In sum, we have a commission, appointed by the courts, composed largely of members and friends of the courts, reviewing the reports from previous court appointed commissions, acting to protect the image of the courts without making any substantial changes to the status quo. Rather than address the legitimate concerns of the public, they propose expansion of a corrupt and biased system. They propose window dressing and band-aid measures to re-assure the public that the court system is functioning in its best interests, while maintaining and increasing their own profitability. They ignore obvious flaws in the court system, institutionalized violations of the Judicial Code of Conduct, in order to protect the political agendas of special interest groups.

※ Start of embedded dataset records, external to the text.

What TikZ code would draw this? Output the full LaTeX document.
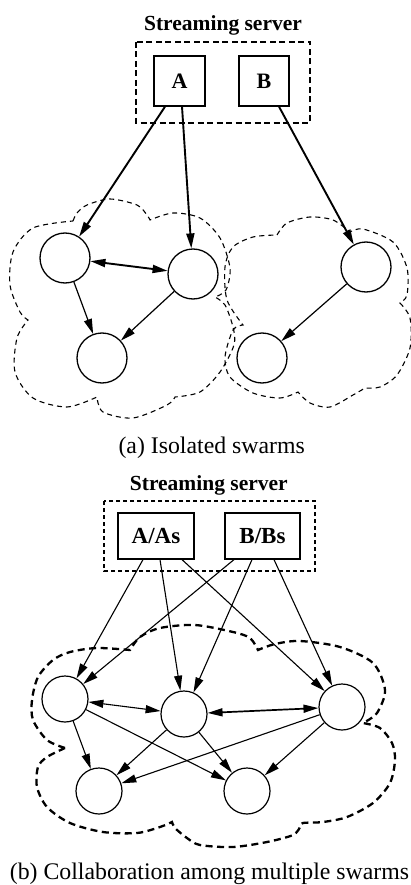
\documentclass[tikz,border=0pt]{standalone}
\usepackage{fontspec}
\setmainfont{Liberation Serif}
\usetikzlibrary{arrows.meta}
\tikzset{
  arrtip/.style={-{Triangle[length=15pt,width=8pt]}},
  darrtip/.style={{Triangle[length=15pt,width=8pt]}-{Triangle[length=15pt,width=8pt]}},
  srvbox/.style={draw,line width=1.3pt,inner sep=0pt},
  peerA/.style={draw,circle,line width=1.3pt,minimum size=50pt,inner sep=0pt},
  peerB/.style={draw,circle,line width=1.2pt,minimum size=46pt,inner sep=0pt},
  thickarr/.style={line width=1.9pt},
  thinarr/.style={line width=1.2pt},
  botarr/.style={line width=1.1pt},
  cloudA/.style={line width=1.1pt,dash pattern=on 5pt off 4pt},
  cloudB/.style={line width=2.3pt,dash pattern=on 7pt off 4.5pt},
  boxA/.style={line width=1.9pt,dash pattern=on 6pt off 3.5pt},
  boxB/.style={line width=1.1pt,dash pattern=on 4pt off 3pt},
  ttltxt/.style={font=\fontsize{21.5}{24}\selectfont\bfseries,inner sep=0pt,anchor=base},
  captxt/.style={font=\fontsize{23.8}{27}\selectfont,inner sep=0pt,anchor=base},
}
\begin{document}
\begin{tikzpicture}[x=1pt,y=-1pt]
\useasboundingbox (0,0) rectangle (411,885);
% ---------- (a) ----------
\node[ttltxt] (ta) at (223,30.7) {Streaming server};
\draw[boxA] (136,42) rectangle (310,123);
\node[srvbox,minimum width=51pt,minimum height=50pt,font=\fontsize{22}{24}\selectfont\bfseries] (A) at (179.5,81) {A};
\node[srvbox,minimum width=50pt,minimum height=50pt,font=\fontsize{22}{24}\selectfont\bfseries] (B) at (264,81) {B};
% clouds
\draw[cloudA] plot[smooth] coordinates {(73,221) (77,213) (87,205) (110,199) (137,205) (147,215) (150,220)}
 -- plot[smooth] coordinates {(150,220) (173,213) (200,218) (220,238) (230,268) (226,290) (215,297)}
 -- plot[smooth] coordinates {(215,297) (225,305) (233,327) (234,345) (220,372) (200,392) (175,397)}
 -- plot[smooth] coordinates {(175,397) (167,405) (133,418) (103,412) (97,397)}
 -- plot[smooth] coordinates {(97,397) (67,407) (33,398) (15,372) (17,338) (28,320)}
 -- plot[smooth] coordinates {(28,320) (20,312) (10,285) (13,252) (33,228) (73,221)};
\draw[cloudA] plot[smooth] coordinates {(277,235) (287,223) (310,217) (333,220) (350,232)}
 -- plot[smooth] coordinates {(350,232) (363,229) (393,242) (407,268) (407,295) (400,303)}
 -- plot[smooth] coordinates {(400,303) (410,318) (410,348) (397,375) (380,387) (365,388)}
 -- plot[smooth] coordinates {(365,388) (353,395) (330,407) (310,403) (298,392)}
 -- plot[smooth] coordinates {(298,392) (280,398) (253,393) (230,377) (225,357) (233,330) (243,325)}
 -- plot[smooth] coordinates {(243,325) (227,300) (225,267) (233,247) (253,237) (277,235)};
% peers
\node[peerA] (t1) at (65,258) {};
\node[peerA] (t2) at (193,274) {};
\node[peerA] (t3) at (102,358) {};
\node[peerA] (t4) at (366,267) {};
\node[peerA] (t5) at (262,358) {};
% connectors
\draw[thickarr,arrtip] ([xshift=-14.5pt]A.south) -- (t1);
\draw[thickarr,arrtip] ([xshift=2.5pt]A.south) -- (t2);
\draw[thickarr,arrtip] ([xshift=15pt]B.south) -- (t4);
\draw[thickarr,darrtip] (t1) -- (t2);
\draw[thinarr,arrtip] (t1) -- (t3);
\draw[thinarr,arrtip] (t2) -- (t3);
\draw[thinarr,arrtip] (t4) -- (t5);
\node[captxt] (capa) at (211.7,453) {(a) Isolated swarms};
% ---------- (b) ----------
\node[ttltxt] (tb) at (208.8,490) {Streaming server};
\draw[boxB] (104,501) rectangle (315,571);
\node[srvbox,line width=1.2pt,minimum width=76pt,minimum height=46pt,font=\fontsize{23}{25}\selectfont\bfseries] (As) at (156,536) {A/As};
\node[srvbox,line width=1.2pt,minimum width=75pt,minimum height=46pt,font=\fontsize{23}{25}\selectfont\bfseries] (Bs) at (262.5,536) {B/Bs};
\draw[cloudB] plot[smooth] coordinates {(65,748) (47,740) (33,720) (32,700) (38,677) (53,660) (70,652) (97,648) (130,650)}
 -- plot[smooth] coordinates {(130,650) (140,637) (160,628) (195,625) (233,632) (250,638) (258,650)}
 -- plot[smooth] coordinates {(258,650) (275,644) (300,641) (340,647) (373,663) (385,690) (377,713) (363,723)}
 -- plot[smooth] coordinates {(363,723) (380,728) (392,743) (395,760) (390,783) (373,803) (347,817) (323,822) (303,823) (300,827)}
 -- plot[smooth] coordinates {(300,827) (293,835) (267,842) (233,847) (200,845) (187,838) (175,828) (172,822)}
 -- plot[smooth] coordinates {(172,822) (160,827) (137,833) (103,832) (70,823) (47,807) (37,787) (38,767) (47,757) (65,748)};
\node[peerB] (b1) at (65,699) {};
\node[peerB] (b2) at (184,714) {};
\node[peerB] (b3) at (342,707) {};
\node[peerB] (b4) at (99,791) {};
\node[peerB] (b5) at (247,791) {};
\draw[botarr,arrtip] ([xshift=-13pt]As.south) -- (b1);
\draw[botarr,arrtip] ([xshift=4pt]As.south) -- (b2);
\draw[botarr,arrtip] ([xshift=26pt]As.south) -- (b3);
\draw[botarr,arrtip] ([xshift=-28.5pt]Bs.south) -- (b1);
\draw[botarr,arrtip] ([xshift=-10.5pt]Bs.south) -- (b2);
\draw[botarr,arrtip] ([xshift=11.5pt]Bs.south) -- (b3);
\draw[botarr,darrtip] (b1) -- (b2);
\draw[line width=1.7pt,darrtip] (b2) -- (b3);
\draw[botarr,arrtip] (b1) -- (b4);
\draw[botarr,arrtip] (b1) -- (b5);
\draw[botarr,arrtip] (b2) -- (b4);
\draw[botarr,arrtip] (b2) -- (b5);
\draw[botarr,arrtip] (b3) -- (b4);
\draw[botarr,arrtip] (b3) -- (b5);
\node[captxt] (capb) at (209.5,879) {(b) Collaboration among multiple swarms};
\end{tikzpicture}
\end{document}
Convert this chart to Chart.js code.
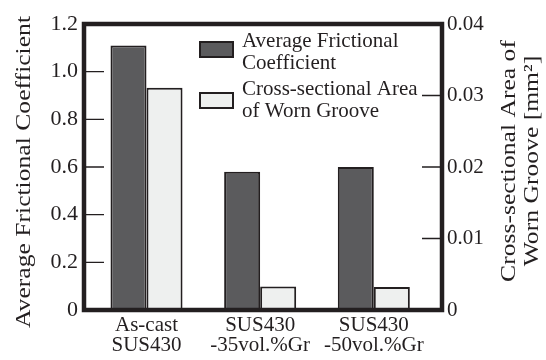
<!DOCTYPE html>
<html lang="en">
<head>
<meta charset="UTF-8">
<title>Frictional Coefficient and Worn Groove Area</title>
<script src="https://cdn.jsdelivr.net/npm/chart.js"></script>
<style>
  html, body { margin: 0; padding: 0; background: #fff; }
</style>
</head>
<body>
<canvas id="myChart" width="546" height="360"></canvas>
<script>
// data
const categories = [["As-cast", "SUS430"], ["SUS430", "-35vol.%Gr"], ["SUS430", "-50vol.%Gr"]];
const frictionValues = [1.11, 0.58, 0.60];
const grooveAreaValues = [0.0311, 0.0033, 0.0032];
const frictionTicks = [0, 0.2, 0.4, 0.6, 0.8, 1.0, 1.2];
const areaTicks = [0, 0.01, 0.02, 0.03, 0.04];
const seriesNames = [["Average Frictional", "Coefficient"], ["Cross-sectional Area", "of Worn Groove"]];
const leftTitle = "Average Frictional Coefficient";
const rightTitle = ["Cross-sectional Area of", "Worn Groove [mm\u00b2]"];

const ink = "#231f20";
const serif = '"Liberation Serif", "Times New Roman", serif';

// text in the source is a bit taller than wide, so titles get stretched along their length
function stretchedText(ctx, text, cx, cy, stretch) {
    ctx.save();
    ctx.translate(cx, cy);
    ctx.rotate(-Math.PI / 2);
    ctx.scale(stretch, 1);
    ctx.textAlign = "center";
    ctx.textBaseline = "middle";
    ctx.fillText(text, 0, 0);
    ctx.restore();
}

const framePlugin = {
    id: "frame",
    afterDatasetsDraw(chart) {
        const { ctx, chartArea: a, scales } = chart;
        ctx.save();
        ctx.strokeStyle = ink;
        ctx.lineWidth = 1.3;
        ctx.beginPath();
        scales.y.ticks.forEach(t => {
            if (t.value > scales.y.min && t.value < scales.y.max) {
                const py = scales.y.getPixelForValue(t.value);
                ctx.moveTo(a.left, py);
                ctx.lineTo(a.left + 20, py);
            }
        });
        scales.y1.ticks.forEach(t => {
            if (t.value > scales.y1.min && t.value < scales.y1.max) {
                const py = scales.y1.getPixelForValue(t.value);
                ctx.moveTo(a.right - 20, py);
                ctx.lineTo(a.right, py);
            }
        });
        ctx.stroke();
        ctx.lineWidth = 4.5;
        ctx.strokeRect(a.left, a.top, a.right - a.left, a.bottom - a.top);
        ctx.restore();
    }
};

const legendPlugin = {
    id: "legendBox",
    afterDraw(chart) {
        const { ctx, chartArea: a } = chart;
        ctx.save();
        chart.data.datasets.forEach((ds, i) => {
            const bx = a.left + 116;
            const by = a.top + 18 + i * 51;
            ctx.fillStyle = ds.backgroundColor;
            ctx.fillRect(bx, by, 33, 15);
            ctx.lineWidth = 2;
            ctx.strokeStyle = ink;
            ctx.strokeRect(bx, by, 33, 15);
            ctx.fillStyle = ink;
            ctx.font = "21px " + serif;
            ctx.textAlign = "left";
            ctx.textBaseline = "alphabetic";
            seriesNames[i].forEach((line, j) => {
                ctx.fillText(line, a.left + 158, a.top + 23 + i * 48 + j * 21.5);
            });
        });
        ctx.restore();
    }
};

const titlePlugin = {
    id: "axisTitles",
    afterDraw(chart) {
        const ctx = chart.ctx;
        ctx.save();
        ctx.fillStyle = ink;
        ctx.font = "21px " + serif;
        stretchedText(ctx, leftTitle, 24, 172, 1.22);
        stretchedText(ctx, rightTitle[0], 509, 161, 1.22);
        stretchedText(ctx, rightTitle[1], 532, 161, 1.22);
        ctx.restore();
    }
};

function createChart() {
    const ctx = document.getElementById("myChart");
    const tickFont = { family: serif, size: 22, lineHeight: 0.95 };
    new Chart(ctx, {
        type: "bar",
        data: {
            datasets: [{
                label: seriesNames[0].join(" "),
                data: frictionValues.map((v, i) => ({ x: i, y: v })),
                yAxisID: "y",
                backgroundColor: "#5b5b5d",
                borderColor: ink,
                borderWidth: 2,
                borderSkipped: false
            }, {
                label: seriesNames[1].join(" "),
                data: grooveAreaValues.map((v, i) => ({ x: i, y: v })),
                yAxisID: "y1",
                backgroundColor: "#eef0ef",
                borderColor: ink,
                borderWidth: 2,
                borderSkipped: false
            }]
        },
        options: {
            responsive: false,
            animation: false,
            layout: { padding: { top: 24, left: 0, right: 0, bottom: 0 } },
            categoryPercentage: 0.634,
            barPercentage: 1.0,
            plugins: {
                legend: { display: false },
                tooltip: { enabled: false }
            },
            scales: {
                x: {
                    type: "linear",
                    min: -0.55,
                    max: 2.6,
                    offset: false,
                    afterBuildTicks: s => { s.ticks = categories.map((c, i) => ({ value: i })); },
                    afterFit: s => { s.height = 50; },
                    ticks: {
                        callback: v => categories[v],
                        font: { family: serif, size: 21, lineHeight: 0.95 },
                        color: ink,
                        padding: 6,
                        maxRotation: 0,
                        autoSkip: false
                    },
                    grid: { display: false, drawTicks: false, offset: false },
                    border: { display: false }
                },
                y: {
                    position: "left",
                    min: 0,
                    max: 1.2,
                    afterBuildTicks: s => { s.ticks = frictionTicks.map(v => ({ value: v })); },
                    afterFit: s => { s.width = 84; },
                    ticks: {
                        callback: v => v === 0 ? "0" : v.toFixed(1),
                        font: tickFont,
                        color: ink,
                        padding: 6
                    },
                    grid: { display: false, drawTicks: false },
                    border: { display: false }
                },
                y1: {
                    position: "right",
                    min: 0,
                    max: 0.04,
                    afterBuildTicks: s => { s.ticks = areaTicks.map(v => ({ value: v })); },
                    afterFit: s => { s.width = 104; },
                    ticks: {
                        callback: v => v === 0 ? "0" : v.toFixed(2),
                        font: { family: serif, size: 21, lineHeight: 0.95 },
                        color: ink,
                        padding: 5
                    },
                    grid: { display: false, drawTicks: false },
                    border: { display: false }
                }
            }
        },
        plugins: [framePlugin, legendPlugin, titlePlugin]
    });
}

createChart();
</script>
</body>
</html>
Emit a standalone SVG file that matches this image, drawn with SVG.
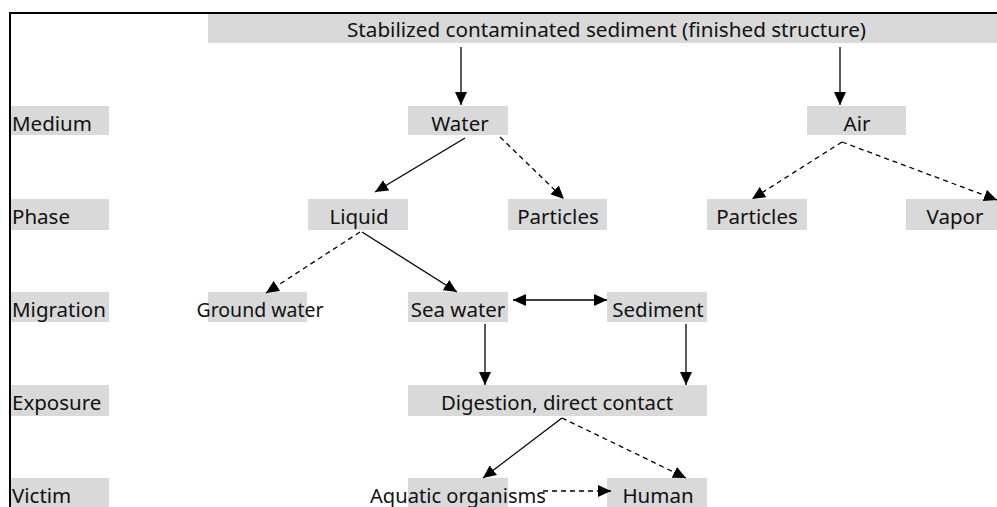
<svg xmlns="http://www.w3.org/2000/svg" width="997" height="507" viewBox="0 0 997 507">
<style>
.box{fill:#d9d9d9}
text{font-family:"Noto Sans","DejaVu Sans","Liberation Sans",sans-serif;font-size:20.5px;fill:#111}
.c{text-anchor:middle}
.ln{stroke:#000;stroke-width:1.3;fill:none;marker-end:url(#ah)}
.d{stroke-dasharray:5,4}
</style>
<defs>
<marker id="ah" markerUnits="userSpaceOnUse" markerWidth="13" markerHeight="12" viewBox="0 0 13 12" refX="13" refY="6" orient="auto-start-reverse">
<path d="M0,0 L13,6 L0,12 Z" fill="#000"/>
</marker>
</defs>
<rect width="997" height="507" fill="#fff"/>

<g id="labels">
<rect class="box" x="9" y="106" width="100" height="29"/><text x="12" y="131">Medium</text>
<rect class="box" x="9" y="199" width="100" height="31"/><text x="12" y="224">Phase</text>
<rect class="box" x="9" y="292" width="100" height="30"/><text x="12" y="317">Migration</text>
<rect class="box" x="9" y="385" width="100" height="31"/><text x="12" y="410">Exposure</text>
<rect class="box" x="9" y="478" width="100" height="29"/><text x="12" y="503">Victim</text>
</g>

<g id="title"><rect class="box" x="208" y="14" width="789" height="29"/><text x="347" y="37" textLength="519" lengthAdjust="spacingAndGlyphs">Stabilized contaminated sediment (finished structure)</text></g>
<g id="water"><rect class="box" x="408" y="106" width="100" height="29"/><text class="c" x="460" y="131">Water</text></g>
<g id="air"><rect class="box" x="807" y="106" width="99" height="29"/><text class="c" x="857" y="131">Air</text></g>
<g id="liquid"><rect class="box" x="308" y="199" width="100" height="31"/><text class="c" x="359" y="224">Liquid</text></g>
<g id="particles1"><rect class="box" x="508" y="199" width="99" height="31"/><text class="c" x="558" y="224">Particles</text></g>
<g id="particles2"><rect class="box" x="707" y="199" width="100" height="31"/><text class="c" x="757" y="224">Particles</text></g>
<g id="vapor"><rect class="box" x="906" y="199" width="91" height="31"/><text class="c" x="955" y="224">Vapor</text></g>
<g id="groundwater"><rect class="box" x="208" y="292" width="99" height="30"/><text class="c" x="260" y="317" textLength="127" lengthAdjust="spacingAndGlyphs">Ground water</text></g>
<g id="seawater"><rect class="box" x="408" y="292" width="100" height="30"/><text class="c" x="458" y="317">Sea water</text></g>
<g id="sediment"><rect class="box" x="607" y="292" width="100" height="30"/><text class="c" x="658" y="317">Sediment</text></g>
<g id="digestion"><rect class="box" x="408" y="385" width="299" height="31"/><text class="c" x="557" y="410" textLength="232" lengthAdjust="spacingAndGlyphs">Digestion, direct contact</text></g>
<g id="aquatic"><rect class="box" x="408" y="478" width="100" height="29"/><text class="c" x="458" y="503" textLength="176" lengthAdjust="spacingAndGlyphs">Aquatic organisms</text></g>
<g id="human"><rect class="box" x="607" y="478" width="100" height="29"/><text class="c" x="658" y="503">Human</text></g>

<g id="connectors">
<path class="ln" d="M461,47 V105"/>
<path class="ln" d="M840,47 V105"/>
<path class="ln" d="M465,138 L375,192"/>
<path class="ln d" d="M500,137 L564,199"/>
<path class="ln d" d="M842,142 L752,199"/>
<path class="ln d" d="M842,142 L997,200"/>
<path class="ln d" d="M360,232 L266,293"/>
<path class="ln" d="M362,232 L457,292"/>
<path class="ln" d="M513,300 H607" marker-start="url(#ah)"/>
<path class="ln" d="M485,324 V385"/>
<path class="ln" d="M686,324 V385"/>
<path class="ln" d="M562,418 L483,478"/>
<path class="ln d" d="M562,418 L686,478"/>
<path class="ln d" d="M543,491 H611"/>
</g>
<path d="M10,507 V13 H997" fill="none" stroke="#000" stroke-width="2"/>
</svg>
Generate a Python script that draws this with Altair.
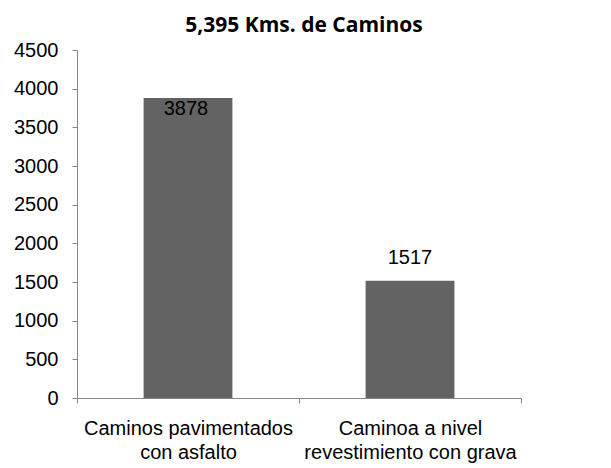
import altair as alt
import pandas as pd

categories = ["Caminos pavimentados\ncon asfalto", "Caminoa a nivel\nrevestimiento con grava"]
values = [3878, 1517]
title_text = "5,395 Kms. de Caminos"

df = pd.DataFrame({"cat": categories, "value": values})

x = alt.X("cat:N", sort=categories, title=None,
          scale=alt.Scale(paddingInner=0, paddingOuter=0),
          axis=alt.Axis(labelAngle=0, labelExpr="split(datum.label, '\\n')",
                        tickBand="extent", labelFontSize=20, labelFont="Liberation Sans",
                        labelColor="#000000", labelLineHeight=24, labelPadding=15,
                        labelLimit=0,
                        domainColor="#868686", tickColor="#868686", tickSize=5,
                        labelBaseline="top"))
y = alt.Y("value:Q", title=None,
          scale=alt.Scale(domain=[0, 4500], nice=False),
          axis=alt.Axis(values=list(range(0, 4501, 500)), grid=False, format="d",
                        labelFontSize=20, labelFont="Liberation Sans", labelColor="#000000",
                        labelPadding=14, domainColor="#868686", tickColor="#868686",
                        tickSize=5))

base = alt.Chart(df)
bars = base.mark_bar(color="#636363", width=alt.RelativeBandSize(0.4)).encode(x=x, y=y)
lab_in = base.transform_filter(alt.datum.value > 3700).mark_text(
    font="Liberation Sans", fontSize=20, color="#000000", baseline="alphabetic", dy=17, dx=-2
).encode(x=x, y=y, text="value:Q")
lab_out = base.transform_filter(alt.datum.value <= 3700).mark_text(
    font="Liberation Sans", fontSize=20, color="#000000", baseline="alphabetic", dy=-17
).encode(x=x, y=y, text="value:Q")

chart = (bars + lab_in + lab_out).properties(
    width=444, height=348,
    title=alt.Title(title_text, font="Open Sans", fontSize=21, fontWeight="bold",
                    color="#000000", anchor="middle", dx=5, dy=-4, offset=0),
    autosize=alt.AutoSizeParams(type="none"),
    padding={"left": 69, "top": 42, "right": 82, "bottom": 70},
).configure_view(stroke=None)

chart.save("out.html", embed_options={"renderer": "svg", "actions": False})
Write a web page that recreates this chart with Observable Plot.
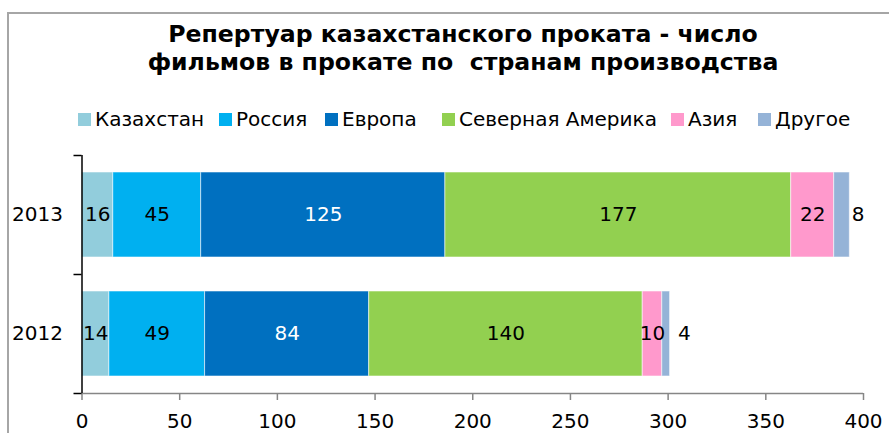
<!DOCTYPE html>
<html>
<head>
<meta charset="utf-8">
<script src="https://cdn.jsdelivr.net/npm/d3@7"></script>
<script src="https://cdn.jsdelivr.net/npm/@observablehq/plot@0.6"></script>
<style>
  html, body { margin: 0; padding: 0; background: #fff; }
  body { width: 889px; height: 433px; position: relative; overflow: hidden; font-family: "DejaVu Sans", Verdana, sans-serif; color: #000; }
  #frame { position: absolute; left: 7px; top: 12px; width: 1000px; height: 1000px; border-left: 2px solid #a6a6a6; border-top: 2px solid #a6a6a6; }
  #title { position: absolute; left: 0; width: 926px; top: 20px; text-align: center; font-weight: bold; font-size: 23.6px; line-height: 28px; white-space: pre; }
  .leg { position: absolute; top: 106px; height: 26px; display: flex; align-items: center; font-size: 20px; white-space: nowrap; }
  .sw { width: 13px; height: 13px; margin-right: 4px; }
  #chart { position: absolute; left: 0; top: 140px; }
</style>
</head>
<body>
<div id="frame"></div>
<div id="title">Репертуар казахстанского проката - число
фильмов в прокате по  странам производства</div>
<div id="legend"></div>
<div id="chart"></div>
<script>
// ---- data ----
const years = ["2013", "2012"];
const countries = ["Казахстан", "Россия", "Европа", "Северная Америка", "Азия", "Другое"];
const colors = ["#92CDDC", "#00B0F0", "#0070C0", "#92D050", "#FF99CC", "#95B3D7"];
const kazakhstan = [16, 14];
const russia = [45, 49];
const europe = [125, 84];
const northAmerica = [177, 140];
const asia = [22, 10];
const other = [8, 4];
const xTicks = [0, 50, 100, 150, 200, 250, 300, 350, 400];

const series = [kazakhstan, russia, europe, northAmerica, asia, other];
const rows = [];
years.forEach((year, i) => {
  countries.forEach((country, j) => {
    rows.push({year, country, value: series[j][i]});
  });
});

// ---- legend (HTML, above the SVG) ----
const legendLeft = [78, 219, 325, 442, 671, 758];
const legend = document.getElementById("legend");
countries.forEach((c, j) => {
  const item = document.createElement("div");
  item.className = "leg";
  item.style.left = legendLeft[j] + "px";
  const sw = document.createElement("span");
  sw.className = "sw";
  sw.style.background = colors[j];
  const tx = document.createElement("span");
  tx.textContent = c;
  item.appendChild(sw);
  item.appendChild(tx);
  legend.appendChild(item);
});

// ---- chart ----
const H = 293, MT = 15, MB = 40;
const pIn = 0.286, pOut = 0.143;
const step = (H - MT - MB) / (years.length - pIn + 2 * pOut);
const stackOpts = {x: "value", y: "year", z: "country", order: countries};

const chart = Plot.plot({
  width: 889,
  height: H,
  marginTop: MT,
  marginBottom: MB,
  marginLeft: 81.5,
  marginRight: 26,
  style: {fontFamily: "DejaVu Sans, Verdana, sans-serif", fontSize: "20px", color: "black", background: "transparent", overflow: "visible"},
  x: {domain: [0, 400], label: null},
  y: {domain: years, paddingInner: pIn, paddingOuter: pOut, label: null},
  color: {domain: countries, range: colors},
  marks: [
    Plot.barX(rows, Plot.stackX({...stackOpts, fill: "country", stroke: "white", strokeOpacity: 0.55, strokeWidth: 1})),
    // value labels centred in segments
    Plot.text(rows, Plot.stackX({...stackOpts, text: d => (d.country === "Европа" || d.country === "Другое") ? "" : d.value, fill: "black"})),
    Plot.text(rows, Plot.stackX({...stackOpts, text: d => d.country === "Европа" ? d.value : "", fill: "white"})),
    // "Другое" labels placed just past the bar end
    Plot.text(rows, Plot.stackX2({...stackOpts, text: d => (d.country === "Другое" && d.year === "2013") ? d.value : "", textAnchor: "start", dx: 2, fill: "black"})),
    Plot.text(rows, Plot.stackX2({...stackOpts, text: d => (d.country === "Другое" && d.year === "2012") ? d.value : "", textAnchor: "start", dx: 8, fill: "black"})),
    // x axis
    Plot.ruleY([years[years.length - 1]], {stroke: "#868686", strokeWidth: 1.5, dy: step / 2}),
    Plot.axisX({ticks: xTicks, tickSize: 7, tickPadding: 13, stroke: "#868686", strokeWidth: 1.5, fill: "black", label: null}),
    // y axis
    Plot.ruleX([0], {stroke: "black", strokeWidth: 1.5}),
    Plot.axisY({tickSize: 0, tickPadding: 19, fill: "black", label: null}),
    Plot.axisY({tickSize: 8, tickFormat: () => "", dy: -step / 2, stroke: "black", strokeWidth: 1.5, label: null}),
    Plot.axisY({ticks: [years[years.length - 1]], tickSize: 8, tickFormat: () => "", dy: step / 2, stroke: "black", strokeWidth: 1.5, label: null})
  ]
});
document.getElementById("chart").appendChild(chart);
</script>
</body>
</html>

Had there been any REAL interest in reforming the courts to make them more responsive to the ideals of justice and service to the public, they would have focused more closely on the complaints of litigants. It was a cruel joke to call this a “Citizen’s Commission”. The suggestions below would have addressed some of the citizens’ concerns, but, unfortunately, they will not be found in the commission’s final report. The citizen’s voices were not heard, their concerns will not be addressed.
RECOMMENDATIONS OF THE MINORITY
#1: There should be a rebuttable presumption, operative from the first appearance, that shared custody is in the best interests of the children following a divorce, and that both parents deserve equal consideration from the courts. The court should actively promote shared custody in keeping with that presumption. In any case where shared custody is NOT ordered, the decision must be defended by written findings of fact.
#2: The courts should support a change in the child support guidelines, from an “income shares” method of calculation, to a “cost shares” method, including a calculation of actual parenting time spent with the children.
#3: The court should renounce the “Cooperative Agreement” which provides for payments to the court from the child support collection agency, and promotes the abuse of support orders to enhance state and court revenues.
#4: The court should support and promote a Constitutional amendment to remove the Committee on Judicial Conduct from the authority of the courts.
#5: Programs providing for mediation, cooperative formulation of parenting plans, and child impact seminars should be required to provide information that is balanced and unbiased. Such programs should be made mandatory, allowing for exceptions only in cases where substantive evidence can show that an exception is warranted. Every exception must be noted in written findings of fact.
#6: Training of court personnel on the issue of domestic violence should present a balanced perspective, free of gender bias, and based on verifiable facts.